Obviously, a four act work with an aria for the lead tenor in each act and a famous duet with soprano at opera’s end needs and benefits from major league spinto voices for its three principal parts. But there is a theatrical validity to the opera that suggests that it is a mistake to write it off as nothing more than a superstar vehicle.
The verismo operas, of which “Andrea Chénier” is an iconic example, blend vocal and symphonic music to tell a dramatic story. There currently exist extraordinary men and women of the theater who have become adept at creating and directing exciting productions that tap the inherent theatricality of these works.

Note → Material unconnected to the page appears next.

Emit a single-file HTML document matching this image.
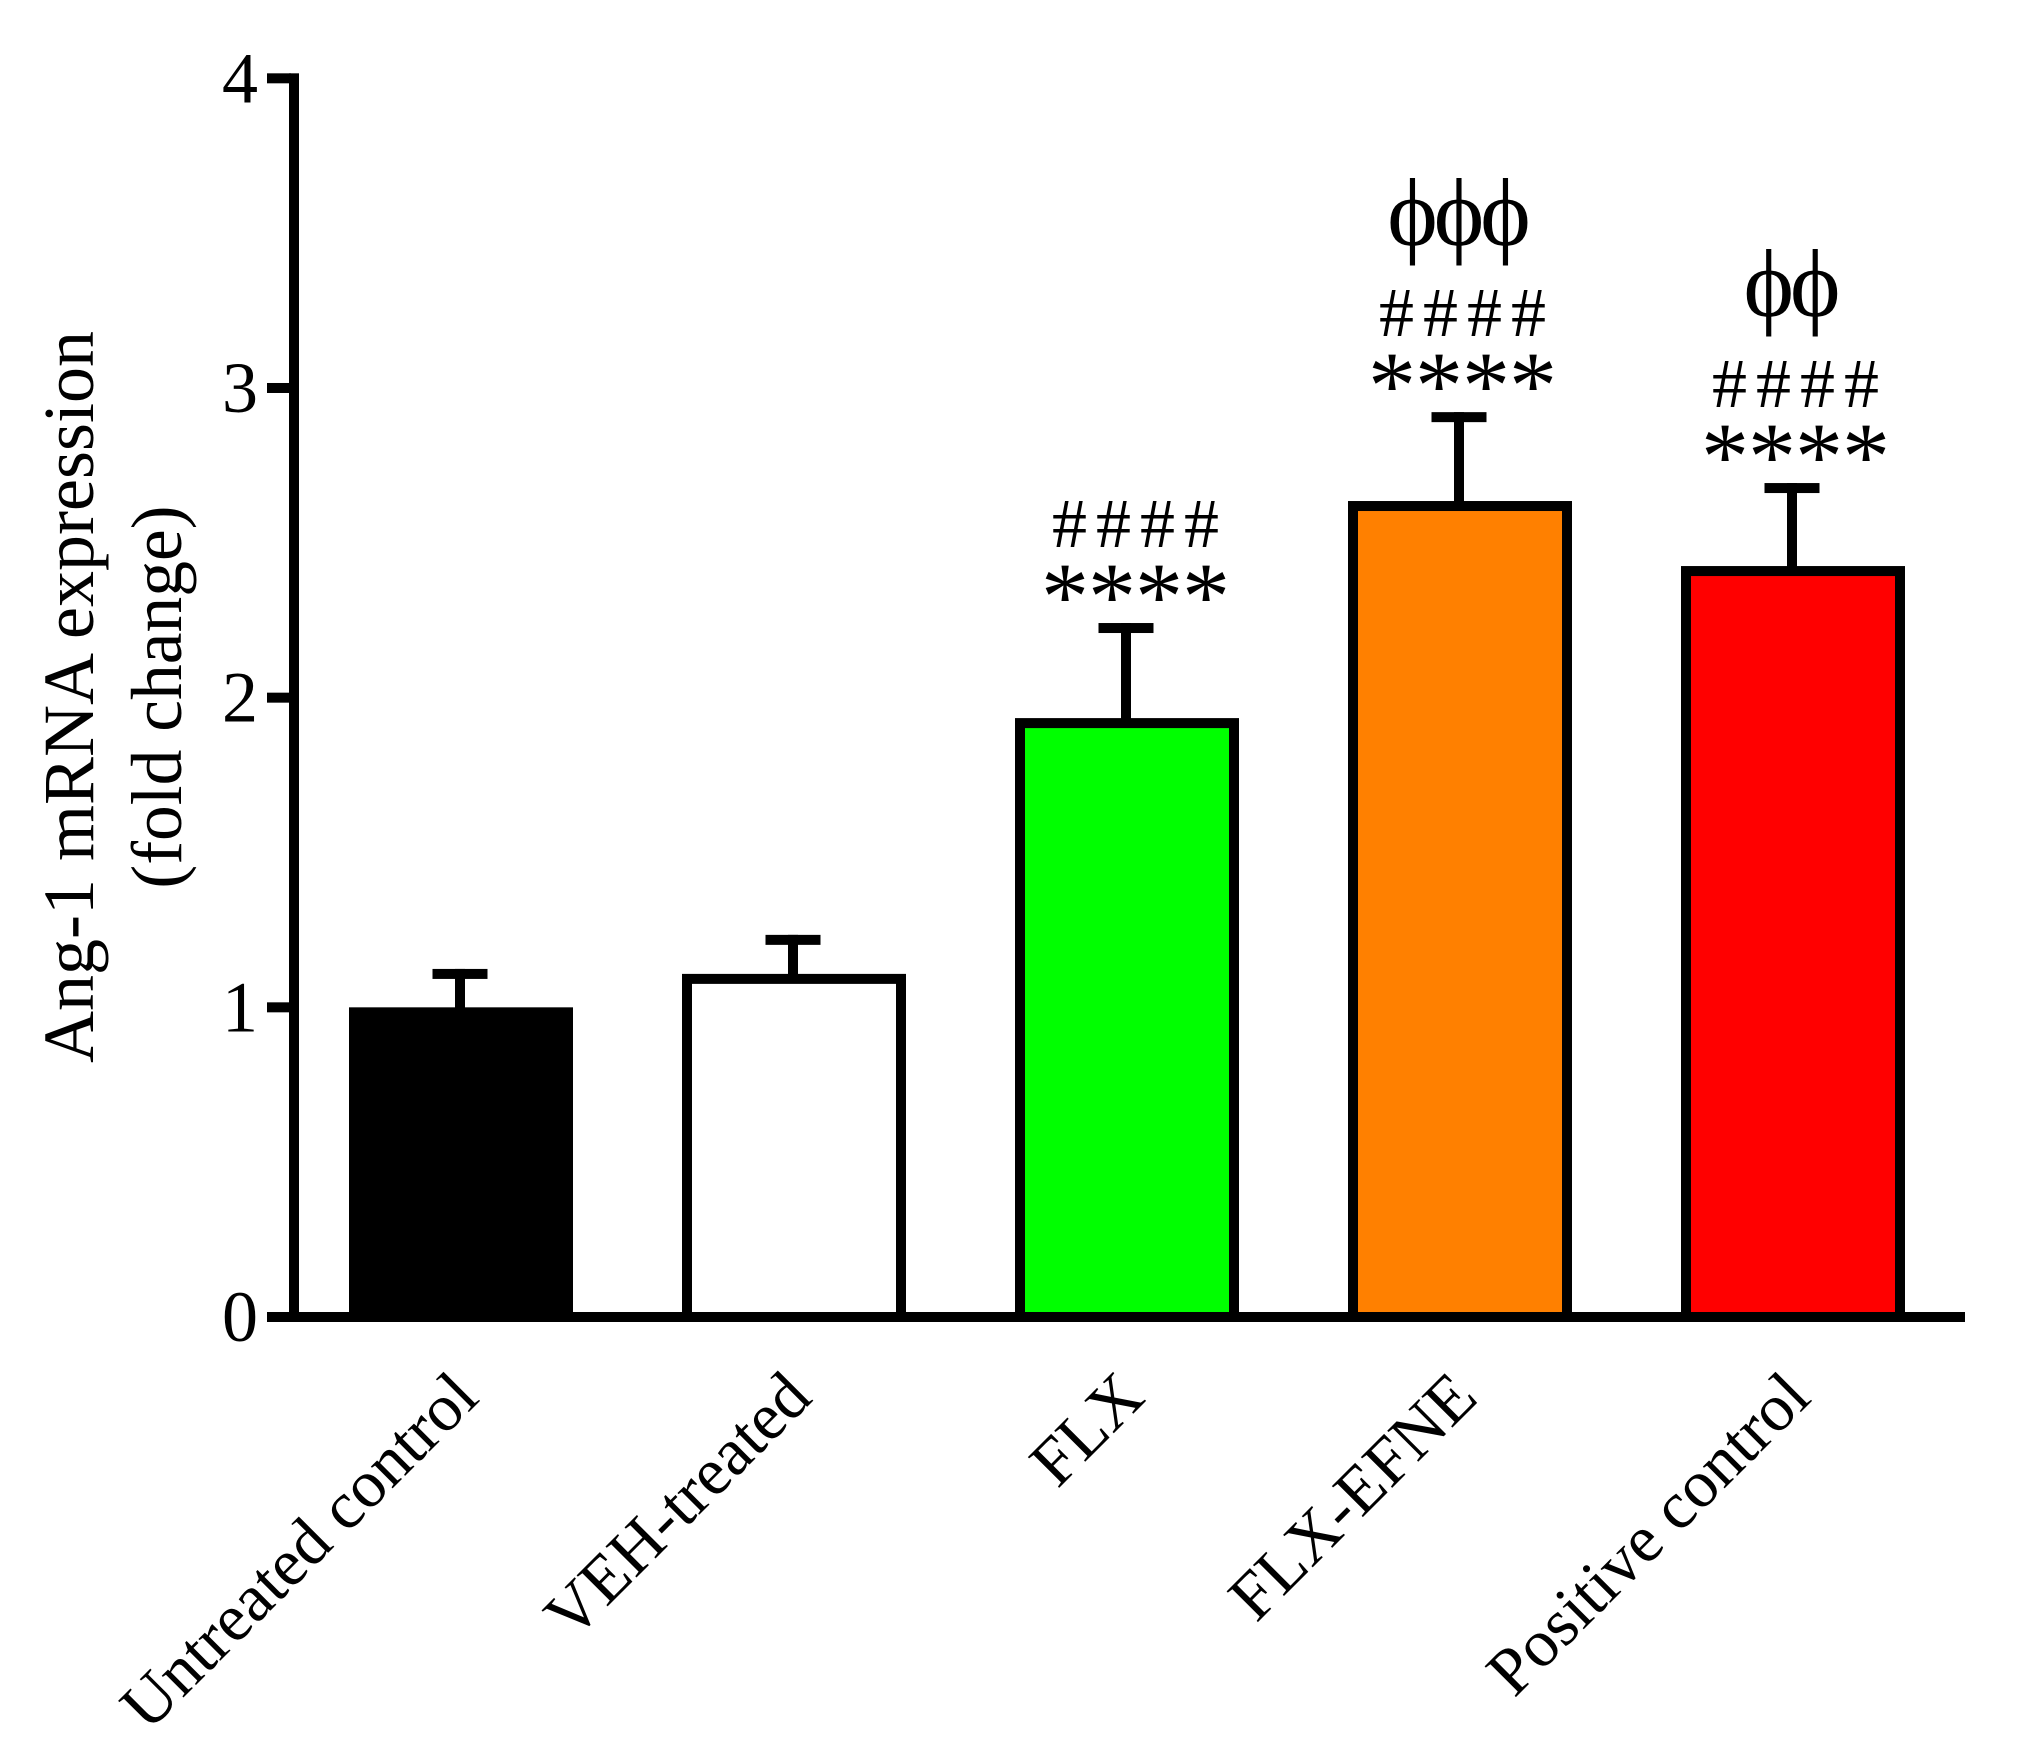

Ripe for revival are works that have previously been seen on the War Memorial Opera House stage – Cilea’s “Adriana Lecouvreur”, Montemezzi’s “L’Amore dei Tre Re” and Zandonai’s “Francesca da Rimini” (the latter two relevant to an audience that watches HBO’s Game of Thrones.)
With strong casts as was seen in San Francisco Opera’s “Andrea Chénier”, the superb San Francisco Opera chorus and orchestra, and directors of the caliber of Sir David McVicar, the canon of verismo works should be explored anew.